How we track package downloads
Fast-forward a few months, and we redesigned the way we collect package download information. Our main goal was to reduce churn on the gallery database. As a matter of fact, we decided to remove downloads information from the main database altogether.
A first step towards getting package statistics back was switching CDN providers. With the Azure CDN, we are able to collect raw request logs from the various CDN nodes around the world. There is a small delay in getting these request logs, but since we can trust the CDN to keep track of download information such as the package URL and NuGet client version, we no longer have to log this information ourselves.
A second step, of course, was parsing these logs. There are a number of good and fast libraries out there that can parse the W3C log file format we get from the CDN. Parsing is one thing, but cleaning up data a second thing. We spent a lot of time parsing gigabytes of logs each day, analyzing the incoming data. We’ve seen weird requests that we didn’t want to keep track of - some developers seem to have configured NuGet as a Maven source. We’ve seen crazy values in user agent strings and request URLs in general.
Once we were confident we could filter out the required information from these logs, we started working on a new data warehouse where each download is linked to various dimensions like date and time, client version, package id and so on. From this warehouse, we can now generate download counts displayed on the NuGet gallery and in Visual Studio, the various statistics shown on the website and so on.

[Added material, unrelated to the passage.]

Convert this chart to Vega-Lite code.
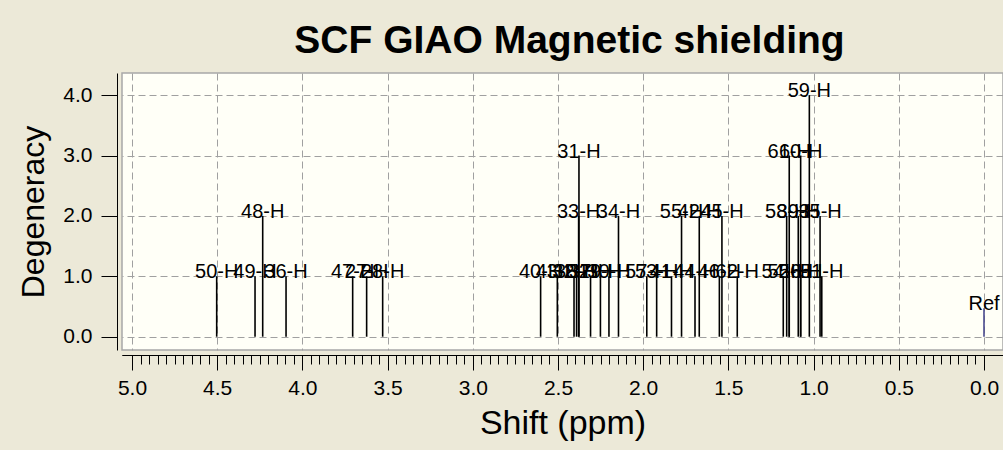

Of course, that’s not all. We wanted to keep the “old” data, which we had to import into our new data warehouse. After trying several approaches (querying and matching), we found that the cleanest way would be to import the old data as a W3C log file itself. We exported the old warehouse into a few gigabytes of logs, and let our newly created ingestion jobs crunch them into facts.
In the meanwhile, we looked at what would be the best way to get these numbers into the NuGet website. For statistics this was an easy task: we could generate the same files the gallery has always served statistics from. More complex was the use of the
DownloadCount from our gallery database all over the place. We built a thin interception layer that sets the download counts from the same source our V3 search engine uses. We also had some raw SQL queries to replace for the autocomplete feature in the VS2013 Package Manager Console - which we now forward to the V3 API.
Why are some numbers different from before? How reliable are these statistics?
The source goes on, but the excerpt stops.